■ What you have to do:
Reproduce exactly the run of lines from the one containing "Output the web" through the one containing "const polar = (r, a)". Pictures do not belong in the copy.

──────── Data section

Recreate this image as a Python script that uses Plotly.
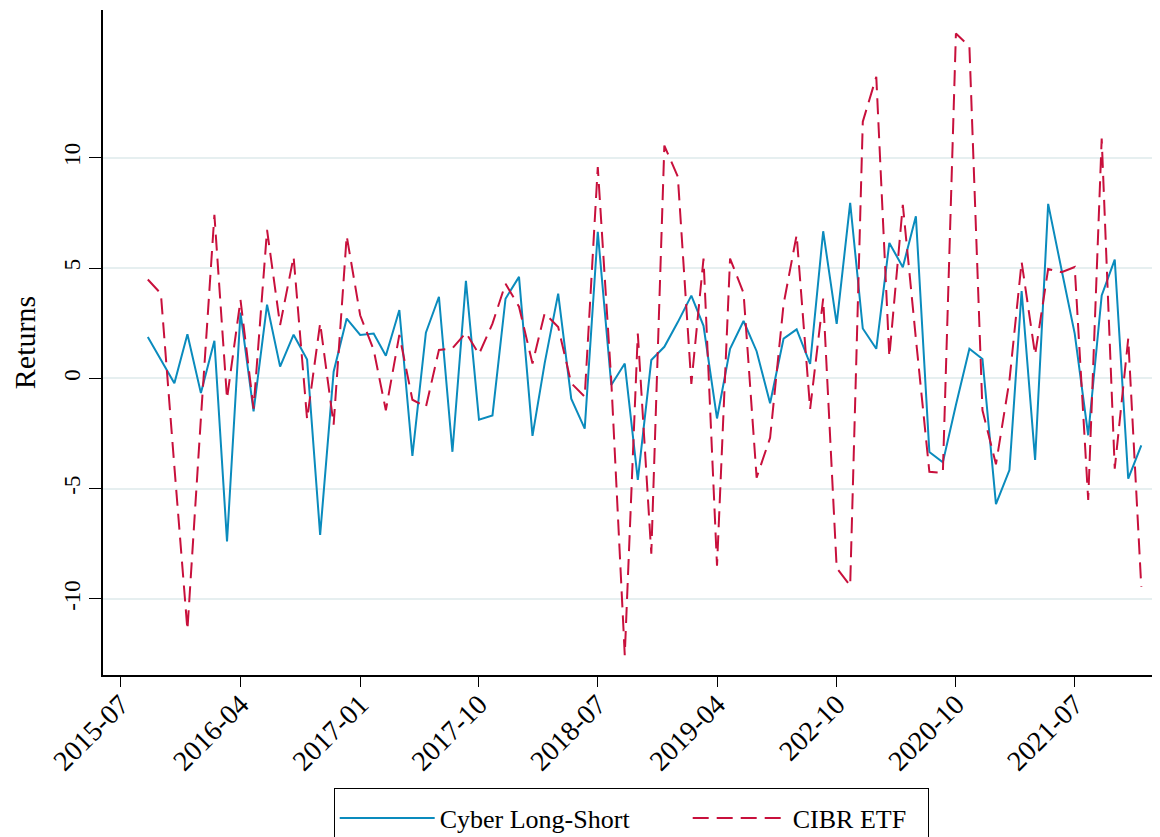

────────────────
──────── Data section

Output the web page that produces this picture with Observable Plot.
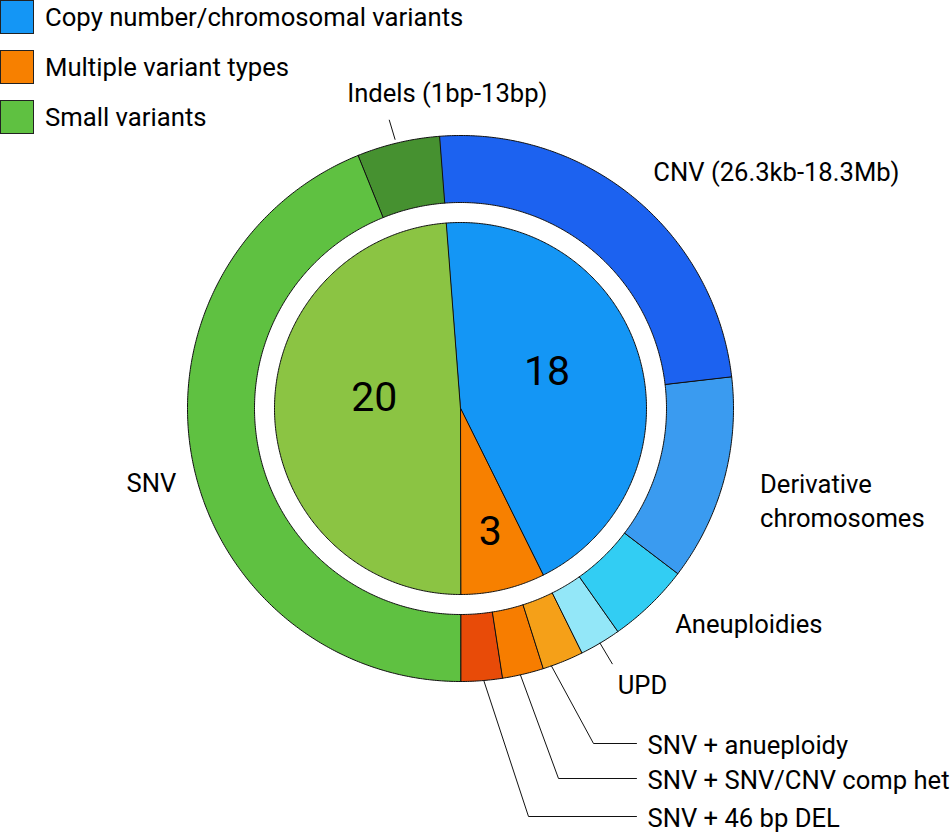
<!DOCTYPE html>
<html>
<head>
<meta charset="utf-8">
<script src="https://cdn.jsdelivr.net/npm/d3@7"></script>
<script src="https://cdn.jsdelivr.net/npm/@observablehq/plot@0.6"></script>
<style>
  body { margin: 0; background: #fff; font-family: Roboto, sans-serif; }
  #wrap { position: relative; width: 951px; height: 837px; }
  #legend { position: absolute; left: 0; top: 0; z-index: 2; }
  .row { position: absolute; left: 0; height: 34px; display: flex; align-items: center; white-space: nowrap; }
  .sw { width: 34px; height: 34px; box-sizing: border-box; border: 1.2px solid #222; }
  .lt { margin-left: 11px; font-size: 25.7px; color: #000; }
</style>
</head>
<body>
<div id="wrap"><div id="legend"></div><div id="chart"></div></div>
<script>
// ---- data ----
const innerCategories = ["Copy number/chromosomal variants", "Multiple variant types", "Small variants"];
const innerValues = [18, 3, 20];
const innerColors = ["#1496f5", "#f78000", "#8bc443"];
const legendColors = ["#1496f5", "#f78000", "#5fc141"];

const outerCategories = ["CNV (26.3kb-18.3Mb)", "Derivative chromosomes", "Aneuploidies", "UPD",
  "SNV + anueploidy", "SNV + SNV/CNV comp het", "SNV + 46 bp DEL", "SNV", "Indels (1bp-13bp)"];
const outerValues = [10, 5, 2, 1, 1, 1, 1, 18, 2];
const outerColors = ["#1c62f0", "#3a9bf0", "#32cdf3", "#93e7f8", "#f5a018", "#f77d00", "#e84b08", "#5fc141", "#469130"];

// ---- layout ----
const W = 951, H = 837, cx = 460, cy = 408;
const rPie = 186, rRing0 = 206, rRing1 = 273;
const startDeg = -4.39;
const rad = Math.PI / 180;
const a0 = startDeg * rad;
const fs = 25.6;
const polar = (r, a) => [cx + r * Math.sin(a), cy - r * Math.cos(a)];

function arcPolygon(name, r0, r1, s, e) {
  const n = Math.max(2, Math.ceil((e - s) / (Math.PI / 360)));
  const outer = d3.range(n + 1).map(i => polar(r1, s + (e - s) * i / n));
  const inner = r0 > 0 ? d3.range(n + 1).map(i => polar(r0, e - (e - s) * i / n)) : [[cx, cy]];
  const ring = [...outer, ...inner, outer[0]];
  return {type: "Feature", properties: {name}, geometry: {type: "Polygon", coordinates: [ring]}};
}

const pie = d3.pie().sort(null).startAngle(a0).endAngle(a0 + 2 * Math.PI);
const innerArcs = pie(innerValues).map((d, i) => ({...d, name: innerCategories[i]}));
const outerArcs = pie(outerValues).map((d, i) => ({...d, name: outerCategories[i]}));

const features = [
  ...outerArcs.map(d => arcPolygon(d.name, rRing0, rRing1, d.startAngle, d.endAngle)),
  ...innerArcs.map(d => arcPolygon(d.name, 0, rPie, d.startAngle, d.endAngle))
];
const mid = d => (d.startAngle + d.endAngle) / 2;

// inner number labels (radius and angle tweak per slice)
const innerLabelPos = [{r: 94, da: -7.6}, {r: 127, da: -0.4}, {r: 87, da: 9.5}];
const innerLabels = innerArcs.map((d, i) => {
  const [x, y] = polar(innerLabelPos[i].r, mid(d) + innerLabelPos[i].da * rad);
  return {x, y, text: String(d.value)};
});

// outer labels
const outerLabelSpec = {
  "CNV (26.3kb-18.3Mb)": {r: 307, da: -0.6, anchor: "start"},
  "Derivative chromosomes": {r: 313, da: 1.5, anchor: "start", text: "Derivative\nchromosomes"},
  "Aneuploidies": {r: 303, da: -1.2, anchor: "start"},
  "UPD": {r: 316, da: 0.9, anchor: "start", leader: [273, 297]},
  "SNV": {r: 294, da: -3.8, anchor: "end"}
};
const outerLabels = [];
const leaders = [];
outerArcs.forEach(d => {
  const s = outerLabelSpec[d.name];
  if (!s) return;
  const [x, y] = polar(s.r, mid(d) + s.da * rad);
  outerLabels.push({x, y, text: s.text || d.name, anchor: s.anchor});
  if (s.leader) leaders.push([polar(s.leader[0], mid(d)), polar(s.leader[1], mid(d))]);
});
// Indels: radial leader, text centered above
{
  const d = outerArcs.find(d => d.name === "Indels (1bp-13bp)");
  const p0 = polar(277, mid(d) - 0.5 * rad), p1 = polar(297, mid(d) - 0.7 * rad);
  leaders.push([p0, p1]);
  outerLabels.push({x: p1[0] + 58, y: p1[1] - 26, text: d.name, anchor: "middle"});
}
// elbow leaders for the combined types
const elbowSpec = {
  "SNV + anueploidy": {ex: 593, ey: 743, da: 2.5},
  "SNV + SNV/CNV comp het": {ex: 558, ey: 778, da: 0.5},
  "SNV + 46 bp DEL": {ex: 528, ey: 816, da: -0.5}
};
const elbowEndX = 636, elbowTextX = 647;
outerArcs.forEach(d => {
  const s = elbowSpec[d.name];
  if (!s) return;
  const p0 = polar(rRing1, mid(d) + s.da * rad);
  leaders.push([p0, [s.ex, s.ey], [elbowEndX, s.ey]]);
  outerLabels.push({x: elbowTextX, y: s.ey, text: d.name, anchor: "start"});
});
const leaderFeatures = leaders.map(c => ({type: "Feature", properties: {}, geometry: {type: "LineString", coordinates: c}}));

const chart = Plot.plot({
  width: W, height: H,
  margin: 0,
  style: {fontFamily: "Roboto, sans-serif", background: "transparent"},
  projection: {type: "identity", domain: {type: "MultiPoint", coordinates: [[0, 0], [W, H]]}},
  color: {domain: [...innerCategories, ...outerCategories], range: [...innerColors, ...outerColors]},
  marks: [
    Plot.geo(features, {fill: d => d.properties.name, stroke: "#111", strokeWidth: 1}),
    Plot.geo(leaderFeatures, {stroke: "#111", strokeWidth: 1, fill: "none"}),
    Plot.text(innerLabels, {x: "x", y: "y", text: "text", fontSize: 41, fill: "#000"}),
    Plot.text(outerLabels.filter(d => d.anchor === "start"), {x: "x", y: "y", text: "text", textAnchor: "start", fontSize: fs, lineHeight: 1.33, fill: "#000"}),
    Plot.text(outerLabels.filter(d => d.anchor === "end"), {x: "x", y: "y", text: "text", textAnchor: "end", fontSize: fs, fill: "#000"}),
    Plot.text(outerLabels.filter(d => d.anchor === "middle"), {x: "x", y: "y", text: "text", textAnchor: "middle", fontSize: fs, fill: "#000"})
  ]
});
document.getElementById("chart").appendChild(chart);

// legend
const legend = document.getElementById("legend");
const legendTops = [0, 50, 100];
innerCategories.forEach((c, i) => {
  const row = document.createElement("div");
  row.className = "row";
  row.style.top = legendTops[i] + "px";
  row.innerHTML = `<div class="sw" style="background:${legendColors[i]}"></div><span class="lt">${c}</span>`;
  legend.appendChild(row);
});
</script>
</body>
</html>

────────────────

■ Complete answer:
Output the web page that produces this picture with Observable Plot.
<!DOCTYPE html>
<html>
<head>
<meta charset="utf-8">
<script src="https://cdn.jsdelivr.net/npm/d3@7"></script>
<script src="https://cdn.jsdelivr.net/npm/@observablehq/plot@0.6"></script>
<style>
  body { margin: 0; background: #fff; font-family: Roboto, sans-serif; }
  #wrap { position: relative; width: 951px; height: 837px; }
  #legend { position: absolute; left: 0; top: 0; z-index: 2; }
  .row { position: absolute; left: 0; height: 34px; display: flex; align-items: center; white-space: nowrap; }
  .sw { width: 34px; height: 34px; box-sizing: border-box; border: 1.2px solid #222; }
  .lt { margin-left: 11px; font-size: 25.7px; color: #000; }
</style>
</head>
<body>
<div id="wrap"><div id="legend"></div><div id="chart"></div></div>
<script>
// ---- data ----
const innerCategories = ["Copy number/chromosomal variants", "Multiple variant types", "Small variants"];
const innerValues = [18, 3, 20];
const innerColors = ["#1496f5", "#f78000", "#8bc443"];
const legendColors = ["#1496f5", "#f78000", "#5fc141"];

const outerCategories = ["CNV (26.3kb-18.3Mb)", "Derivative chromosomes", "Aneuploidies", "UPD",
  "SNV + anueploidy", "SNV + SNV/CNV comp het", "SNV + 46 bp DEL", "SNV", "Indels (1bp-13bp)"];
const outerValues = [10, 5, 2, 1, 1, 1, 1, 18, 2];
const outerColors = ["#1c62f0", "#3a9bf0", "#32cdf3", "#93e7f8", "#f5a018", "#f77d00", "#e84b08", "#5fc141", "#469130"];

// ---- layout ----
const W = 951, H = 837, cx = 460, cy = 408;
const rPie = 186, rRing0 = 206, rRing1 = 273;
const startDeg = -4.39;
const rad = Math.PI / 180;
const a0 = startDeg * rad;
const fs = 25.6;
const polar = (r, a) => [cx + r * Math.sin(a), cy - r * Math.cos(a)];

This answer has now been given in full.